Só que esse medo e essa ansiedade não vão me fazer parar. Eu não vou parar, pelo meu irmão, pela justiça que tem que ser feita, e eles não vão me calar.
-O Ato em memória a Zé Claudio e Maria, os Heróis da Floresta, fez com que as ameaças se intensificassem?
-Desde o Ato, a situação ficou pior. E isso foi até um motivo que levou a que chamássemos os advogados para fazermos uma reunião em família, porque a situação ficou bem mais perigosa para nós depois do Ato. Não sei se eles viram como uma provocação.
-E de que forma ficou pior?
-Primeiro porque o próprio mandante, o Zé Rodrigues, ficou andando pelas imediações da casa e falando besteiras para as pessoas sobre o ato e sobre a organização do ato. E, além disso, uma das pessoas que estão envolvidas no assassinato me confrontou diretamente durante o ato e me ameaçou! Várias pessoas foram testemunhas.
A pessoa fez questão de ir e ver o que estava acontecendo. E a partir daí várias pessoas me procuraram para me pedir “por favor, meu Deus, para com isso, pelo amor de Deus”. E estes pedidos me chegaram um dia após o Ato! E eu ainda fiquei lá na casa do Zé Claudio no dia seguinte ao Ato para arrumar a casa, e os vizinhos vinham para me falar “pelo amor de Deus não venha mais aqui”, ou diziam “o que você está fazendo aqui, vai embora”, entendeu?
E eu não vou embora enquanto o mandante do assassinato de meu irmão e minha cunhada não esteja preso, enquanto não fizerem justiça. Não somos nós que devemos nos sentir acuados, pedindo proteção policial, mas os assassinos que devem ser julgados e devidamente sentenciados à prisão.
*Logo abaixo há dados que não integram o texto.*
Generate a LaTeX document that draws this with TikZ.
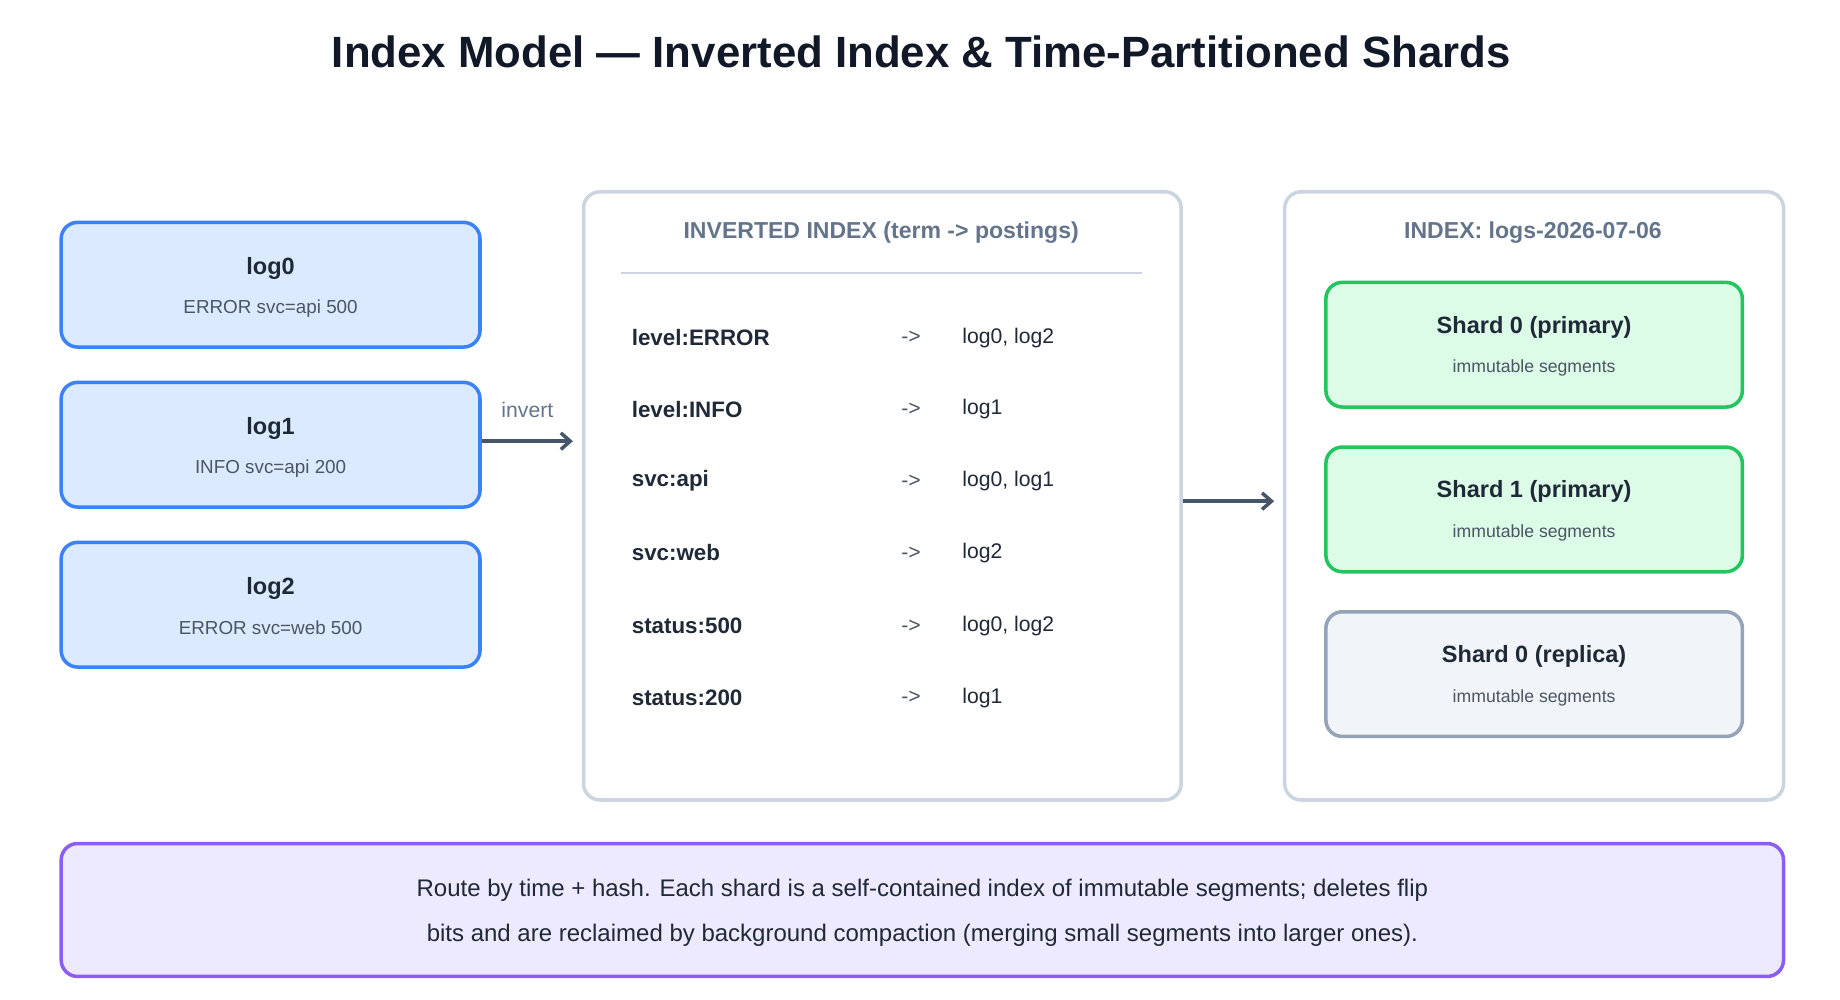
\documentclass[tikz,border=0pt]{standalone}
\usepackage{fontspec}
\setmainfont{Liberation Sans}
\usetikzlibrary{positioning,arrows.meta}
\definecolor{navy}{HTML}{111827}
\definecolor{ink}{HTML}{1F2937}
\definecolor{muted}{HTML}{64748B}
\definecolor{subt}{HTML}{4B5563}
\definecolor{arrowc}{HTML}{475569}
\definecolor{frame}{HTML}{CBD5E1}
\definecolor{logline}{HTML}{3B82F6}
\definecolor{logfill}{HTML}{DBEAFE}
\definecolor{shline}{HTML}{22C55E}
\definecolor{shfill}{HTML}{DCFCE7}
\definecolor{repline}{HTML}{94A3B8}
\definecolor{repfill}{HTML}{F1F5F9}
\definecolor{noteline}{HTML}{8B5CF6}
\definecolor{notefill}{HTML}{EDE9FE}
\tikzset{
  logbox/.style = {draw = logline, fill = logfill, line width = 1.5pt, rounded corners = 7pt, minimum width = 178pt, minimum height = 53pt},
  panel/.style = {draw = frame, fill = white, line width = 1.5pt, rounded corners = 7pt},
  shard/.style = {draw = shline, fill = shfill, line width = 1.5pt, rounded corners = 7pt, minimum width = 177pt, minimum height = 53pt},
  replica/.style = {shard, draw = repline, fill = repfill},
  note/.style = {draw = noteline, fill = notefill, line width = 1.5pt, rounded corners = 7pt},
  head/.style = {font = \fontsize{10}{12}\selectfont\bfseries, text = ink},
  sub/.style = {font = \fontsize{8}{10}\selectfont, text = subt},
  term/.style = {anchor = west, font = \fontsize{9.5}{12}\selectfont\bfseries, text = ink},
  post/.style = {anchor = west, font = \fontsize{9}{12}\selectfont, text = ink},
  flow/.style = {-{Straight Barb[length=4pt,width=7pt]}, draw = arrowc, line width = 1.5pt}
}
\begin{document}
\begin{tikzpicture}[x = 0.5pt, y = -0.5pt]
\useasboundingbox (0,0) rectangle (1564,850);
\node[font = \fontsize{18.6}{22}\selectfont\bfseries, text = navy] (title) at (783,44) {Index Model — Inverted Index \& Time-Partitioned Shards};
% raw log documents
\foreach \i/\y/\txt in {0/242/ERROR svc=api 500, 1/378/INFO svc=api 200, 2/514/ERROR svc=web 500} {
  \node[logbox] (log\i) at (230,\y) {};
  \node[head] at ([yshift=7pt]log\i.center) {log\i};
  \node[sub] at ([yshift=-10pt]log\i.center) {\txt};
}
% inverted index
\node[panel, minimum width = 254pt, minimum height = 258.5pt] (inv) at (750,421.5) {};
\node[font = \fontsize{9.8}{12}\selectfont\bfseries, text = muted] (invhead) at (749,198) {INVERTED INDEX (term -> postings)};
\draw[frame, line width = 0.8pt] (528,232) -- (971,232);
\foreach \y/\t/\p [count = \n] in {287/level:ERROR/{log0, log2}, 348/level:INFO/log1, 409/svc:api/{log0, log1}, 470/svc:web/log2, 532/status:500/{log0, log2}, 593/status:200/log1} {
  \node[term] (t\n) at (530,\y) {\t};
  \node[post, text = subt] (a\n) at (759,\y) {->};
  \node[post] (p\n) at (811,\y) {\p};
}
% shards
\node[panel, minimum width = 212pt, minimum height = 258.5pt] (idx) at (1304,421.5) {};
\node[font = \fontsize{9.8}{12}\selectfont\bfseries, text = muted] (idxhead) at (1303,198) {INDEX: logs-2026-07-06};
\foreach \n/\y/\txt/\sty in {s0/293/Shard 0 (primary)/shard, s1/433/Shard 1 (primary)/shard, r0/573/Shard 0 (replica)/replica} {
  \node[\sty] (\n) at (1304,\y) {};
  \node[head] at ([yshift=7.5pt]\n.center) {\txt};
  \node[sub, font = \fontsize{7.5}{10}\selectfont] at ([yshift=-10pt]\n.center) {immutable segments};
}
% connectors
\coordinate (invin) at (487,375);
\coordinate (idxin) at (1083,426);
\draw[flow] (log1.east |- invin) -- (invin) node[midway, above = 6pt, font = \fontsize{9}{11}\selectfont, text = muted] {invert};
\draw[flow] (inv.east |- idxin) -- (idxin);
% note
\node[note, minimum width = 732pt, minimum height = 56.5pt] (note) at (784,773.5) {};
\node[align = center, font = \fontsize{10.2}{19}\selectfont, text = ink] (notetext) at (784,776) {Route by time + hash. Each shard is a self-contained index of immutable segments; deletes flip\\bits and are reclaimed by background compaction (merging small segments into larger ones).};
\end{tikzpicture}
\end{document}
A impunidade deve acabar. A cultura do terror deve chegar ao fim. E só com justiça isso é possível. Portanto, repito, devemos todos nos unir exigindo a revogação da sentença e pelo posterior desaforamento do processo da comarca de Marabá para a comarca de Belém.
Entenda o caso:
Em 4 de abril de 2013, testemunhou-se no Tribunal do Júri de Marabá, Pará, a absolvição de José Rodrigues Moreira, acusado de ser o mandante dos assassinatos dos extrativistas José Cláudio Ribeiro da Silva e Maria do Espírito Santo da Silva, em maio de 2011.
Os executores do assassinato foram condenados. Lindonjonson Silva Rocha, nada mais nada menos que o irmão de José Rodrigues Moreira, foi condenado por homicídio duplamente qualificado e sentenciado a 42 anos e 8 meses de prisão. Alberto Lopes do Nascimento recebeu pena maior, por ter cortado a orelha de José Claudio foi considerado culpado de duplo homicídio triplamente qualificado e sentenciado a 45 anos de prisão.
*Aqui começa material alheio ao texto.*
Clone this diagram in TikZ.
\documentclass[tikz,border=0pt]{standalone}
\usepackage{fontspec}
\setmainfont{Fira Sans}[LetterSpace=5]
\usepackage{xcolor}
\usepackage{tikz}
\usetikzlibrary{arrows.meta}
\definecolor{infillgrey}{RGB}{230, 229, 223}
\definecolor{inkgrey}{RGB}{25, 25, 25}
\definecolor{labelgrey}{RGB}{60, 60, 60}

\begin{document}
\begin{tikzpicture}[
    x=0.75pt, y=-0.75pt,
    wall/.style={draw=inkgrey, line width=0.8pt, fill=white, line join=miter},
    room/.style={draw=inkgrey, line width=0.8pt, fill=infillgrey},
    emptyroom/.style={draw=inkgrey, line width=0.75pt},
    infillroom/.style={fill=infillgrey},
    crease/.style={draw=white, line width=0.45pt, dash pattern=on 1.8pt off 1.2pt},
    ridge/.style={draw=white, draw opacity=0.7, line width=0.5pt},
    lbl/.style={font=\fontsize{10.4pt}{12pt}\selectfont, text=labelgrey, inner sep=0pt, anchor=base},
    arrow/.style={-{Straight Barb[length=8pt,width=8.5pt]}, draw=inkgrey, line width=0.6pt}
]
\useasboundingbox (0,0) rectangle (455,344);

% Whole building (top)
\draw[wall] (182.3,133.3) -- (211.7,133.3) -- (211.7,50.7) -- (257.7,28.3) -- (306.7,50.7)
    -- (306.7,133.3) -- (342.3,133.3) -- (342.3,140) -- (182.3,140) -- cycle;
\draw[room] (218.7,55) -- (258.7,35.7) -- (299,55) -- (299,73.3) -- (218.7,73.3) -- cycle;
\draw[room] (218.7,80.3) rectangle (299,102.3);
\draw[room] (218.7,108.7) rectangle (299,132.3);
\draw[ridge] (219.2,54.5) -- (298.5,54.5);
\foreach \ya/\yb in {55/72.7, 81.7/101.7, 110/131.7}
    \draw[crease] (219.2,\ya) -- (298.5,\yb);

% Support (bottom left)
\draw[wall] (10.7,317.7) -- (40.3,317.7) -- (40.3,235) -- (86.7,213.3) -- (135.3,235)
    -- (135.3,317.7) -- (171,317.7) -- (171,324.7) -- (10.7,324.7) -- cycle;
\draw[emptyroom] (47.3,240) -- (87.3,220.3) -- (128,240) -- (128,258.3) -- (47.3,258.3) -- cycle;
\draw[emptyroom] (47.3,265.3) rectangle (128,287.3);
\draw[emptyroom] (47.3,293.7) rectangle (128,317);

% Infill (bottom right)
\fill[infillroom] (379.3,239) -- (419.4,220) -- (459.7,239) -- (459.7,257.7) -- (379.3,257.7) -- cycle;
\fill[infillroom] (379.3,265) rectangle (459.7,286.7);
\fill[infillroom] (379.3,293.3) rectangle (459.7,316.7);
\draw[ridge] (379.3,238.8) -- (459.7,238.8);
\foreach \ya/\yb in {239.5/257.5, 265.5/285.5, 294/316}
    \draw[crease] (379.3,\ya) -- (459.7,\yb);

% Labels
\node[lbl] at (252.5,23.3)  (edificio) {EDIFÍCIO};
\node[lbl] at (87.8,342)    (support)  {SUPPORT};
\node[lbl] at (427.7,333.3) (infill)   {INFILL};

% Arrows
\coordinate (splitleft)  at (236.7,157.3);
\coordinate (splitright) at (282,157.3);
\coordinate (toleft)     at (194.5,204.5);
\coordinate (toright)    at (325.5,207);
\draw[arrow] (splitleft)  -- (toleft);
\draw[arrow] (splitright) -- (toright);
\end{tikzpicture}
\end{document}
Para o júri, não havia conexão entre as ameaças que José Rodrigues fazia ao casal e o assassinato, nem provas suficientes que ligassem José Rodrigues Moreira aos crimes.
Para o advogado da CPT outro aspecto que pode ter influenciado a decisão dos jurados foi o comportamento do juiz Murilo Lemos Simão, que permitiu a José Rodrigues ficar de joelhos, rezar, pedir benção para todos que estavam ali presentes, enquanto chorava compulsivamente, fazendo uma verdadeira cena teatral.
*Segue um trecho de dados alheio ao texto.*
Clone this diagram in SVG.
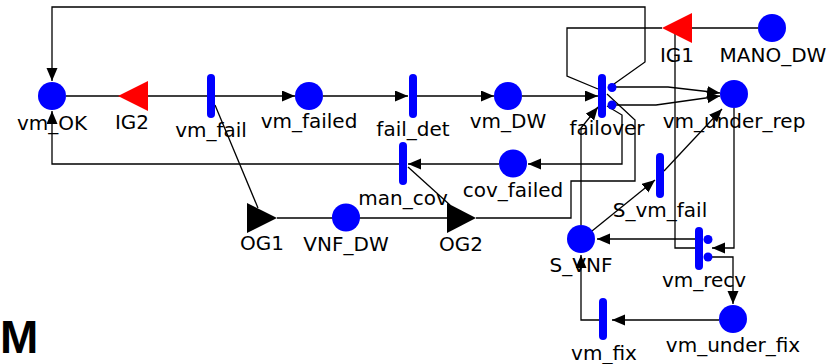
<svg xmlns="http://www.w3.org/2000/svg" width="838" height="364" viewBox="0 0 838 364">
<style>
text{font-family:"DejaVu Sans","Liberation Sans",sans-serif;font-size:20px;fill:#000;text-anchor:middle}
.place{fill:#0000ff}
.bar{stroke:#0000ff;stroke-width:8;stroke-linecap:round}
.case{fill:#0000ff}
.ig{fill:#ff0000}
.og{fill:#000}
.c{fill:none;stroke:#000;stroke-width:1.3}
.a{marker-end:url(#arr)}
</style>
<defs>
<marker id="arr" markerUnits="userSpaceOnUse" markerWidth="14" markerHeight="12" refX="13" refY="5.5" orient="auto">
<path d="M0,0 L13,5.5 L0,11 z" fill="#000"/>
</marker>
</defs>
<rect width="838" height="364" fill="#fff"/>
<g id="connectors">
<polyline class="c" points="66,96 207,96"/>
<polyline class="c a" points="215,96 295,96"/>
<polyline class="c a" points="323,96 408,96"/>
<polyline class="c a" points="417,96 494,96"/>
<polyline class="c a" points="522,96 598,96"/>
<polyline class="c a" points="614,84 645,62 645,7 52,7 52,81"/>
<polyline class="c" points="662,28 567,28 567,76 598,89"/>
<polyline class="c a" points="616,87 668,87 720,93"/>
<polyline class="c a" points="616,105 656,105 720,96"/>
<polyline class="c" points="607,94 635,120 635,181 571,181 571,218 476,218"/>
<polyline class="c a" points="607,106 622,115 622,164 528,164"/>
<polyline class="c a" points="499,164 408,164"/>
<polyline class="c a" points="581,225 581,128 598,107"/>
<polyline class="c a" points="399,164 52,164 52,111"/>
<polyline class="c" points="215,105 258,208"/>
<polyline class="c" points="408,167 450,205"/>
<polyline class="c" points="277,218 447,218"/>
<polyline class="c" points="758,28 692,28"/>
<polyline class="c a" points="592,231 655,180"/>
<polyline class="c a" points="664,171 722,109"/>
<polyline class="c a" points="734,108 734,248 712,248"/>
<polyline class="c" points="675,34 675,248 695,248"/>
<polyline class="c a" points="695,239 597,239"/>
<polyline class="c a" points="708,257 733,257 733,304"/>
<polyline class="c a" points="719,320 612,320"/>
<polyline class="c a" points="599,320 581,320 581,255"/>
</g>
<g id="vm_OK"><circle class="place" cx="52" cy="96" r="14"/><text x="52" y="130">vm_OK</text></g>
<g id="IG2"><polygon class="ig" points="118,96 148,81 148,111"/><text x="132" y="129">IG2</text></g>
<g id="vm_fail"><line class="bar" x1="211" y1="78" x2="211" y2="114"/><text x="211" y="137">vm_fail</text></g>
<g id="vm_failed"><circle class="place" cx="309" cy="96" r="14"/><text x="309" y="128">vm_failed</text></g>
<g id="fail_det"><line class="bar" x1="413" y1="78" x2="413" y2="114"/><text x="413" y="136">fail_det</text></g>
<g id="vm_DW"><circle class="place" cx="508" cy="96" r="14"/><text x="508" y="128">vm_DW</text></g>
<g id="failover"><line class="bar" x1="602" y1="78" x2="602" y2="114"/><circle class="case" cx="612" cy="87.5" r="4.5"/><circle class="case" cx="612" cy="105" r="4.5"/><text x="607" y="135">failover</text></g>
<g id="vm_under_rep"><circle class="place" cx="734" cy="94" r="14"/><text x="734" y="128">vm_under_rep</text></g>
<g id="IG1"><polygon class="ig" points="662,28 692,13 692,43"/><text x="677" y="62">IG1</text></g>
<g id="MANO_DW"><circle class="place" cx="772" cy="28" r="14"/><text x="773" y="62">MANO_DW</text></g>
<g id="man_cov"><line class="bar" x1="403" y1="146" x2="403" y2="181"/><text x="403" y="205">man_cov</text></g>
<g id="cov_failed"><circle class="place" cx="513" cy="163.5" r="14"/><text x="513" y="197">cov_failed</text></g>
<g id="OG1"><polygon class="og" points="247,203 277,218 247,233"/><text x="262" y="250">OG1</text></g>
<g id="VNF_DW"><circle class="place" cx="346" cy="217.5" r="14"/><text x="346" y="251">VNF_DW</text></g>
<g id="OG2"><polygon class="og" points="447,203 476,218 447,233"/><text x="461" y="251">OG2</text></g>
<g id="S_vm_fail"><line class="bar" x1="660" y1="157" x2="660" y2="194"/><text x="660" y="217">S_vm_fail</text></g>
<g id="S_VNF"><circle class="place" cx="581" cy="239" r="14"/><text x="581" y="272">S_VNF</text></g>
<g id="vm_recv"><line class="bar" x1="699" y1="231" x2="699" y2="266"/><circle class="case" cx="708" cy="239.5" r="4.5"/><circle class="case" cx="708" cy="257" r="4.5"/><text x="704" y="287">vm_recv</text></g>
<g id="vm_under_fix"><circle class="place" cx="733" cy="319" r="14"/><text x="733" y="352">vm_under_fix</text></g>
<g id="vm_fix"><line class="bar" x1="603" y1="302" x2="603" y2="336"/><text x="604" y="360">vm_fix</text></g>
<text x="0" y="353" style="font-family:'Liberation Sans',sans-serif;font-size:46px;font-weight:bold;text-anchor:start">M</text>
</svg>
Nessa terça-feira, 29, será julgada em Belém, pelo Tribunal de Justiça, a apelação do Ministério Público contra a decisão do Tribunal do Júri de Marabá que soltou o fazendeiro José Rodrigues, acusado de ser o mandante do assassinato das lideranças extrativistas e ambientalistas José Cláudio Ribeiro e Maria do Espírito Santo, ocorrido em maio de 2011, em Nova Ipixuna, no interior do estado.